Muchos de los que le conocieron al comienzo de la ocupación de Japón, y que tenían una imagen muy distinta del emperador fruto de la reciente guerra, al verle en persona opinaron que «era un patético hombrecillo, obligado a hacer tareas desagradables, tratando de controlar su desobediente voz, su cara y su cuerpo». Así fue descrito por la Prensa norteamericana en una de sus primeras apariciones en público: «De más o menos un metro cincuenta y siete de altura, con una traje gris a rayas mal cortado, los pantalones varios centímetros más cortos de lo necesario... Tiene un acusado tic facial, y su hombro derecho se mueve constantemente. Cuando camina, su pierna derecha se va hacia un lado, como si no pudiera controlarla. Era evidente que estaba nervioso e incómodo, sin saber qué hacer con los brazos y las manos». La nueva imagen de Hirohito funcionaba. El contraste entre su imagen marcial y sus nuevas y patéticas apariciones en público provocaron un lento pero constante cambio de la opinión pública mundial sobre la monarquía nipona. Aquel hombrecillo insignificante y tímido no podía ser uno de los causantes de la II Guerra Mundial. Esta inmensa campaña de propaganda ha llegado hasta el día de su muerte. La nueva biografía oficial sigue esta línea y confirma lo dicho por Hirohito en 1988: había dejado de visitar, desde 1975, el polémico Santuario de Yasukuni porque incluía entre los consagrados allí a criminales de guerra. El emperador no quería tener nada que ver con su antiguos soldados. Es cierto que cualquier hombre se puede equivocar y que con la perspectiva que da el tiempo puede cambiar de opinión y ver los errores, pero esto no implica que se pueda cambiar la Historia.

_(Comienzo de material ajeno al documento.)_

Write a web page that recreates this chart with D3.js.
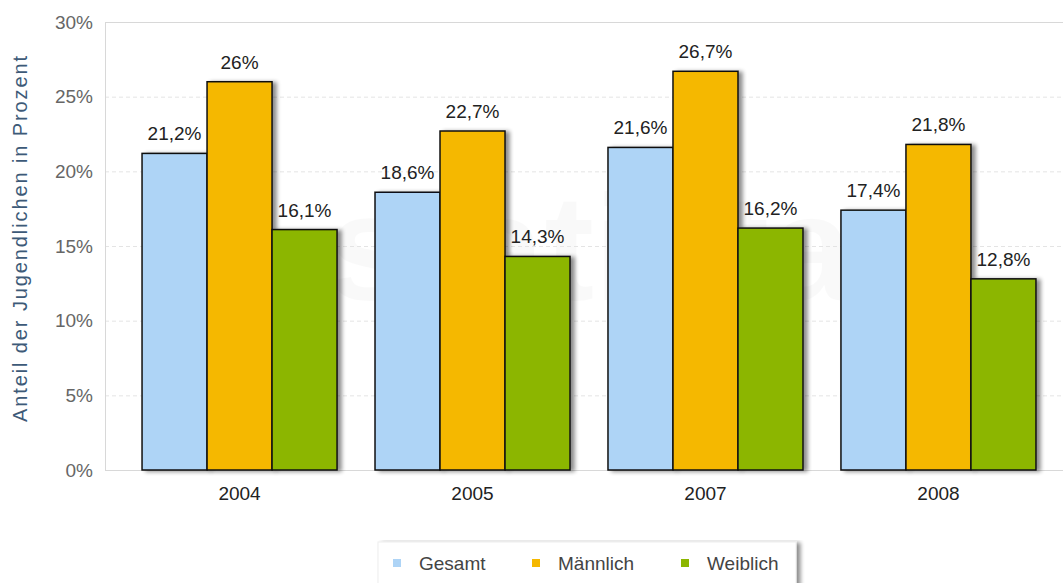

Esta obra se nos presenta como la última y definitiva operación de lavado de imagen de uno de los máximos responsables de la Segunda Guerra Mundial. Al final, del pasado sólo queda lo que cuentan los historiadores y con Hirohito toda la capacidad historiográfica de la familia imperial se ha volcado en esta monumental biografía de próxima aparición. No olvidemos que el actual emperador Akihito es un hombre profundamente interesado en la Historia y que conoce su importancia.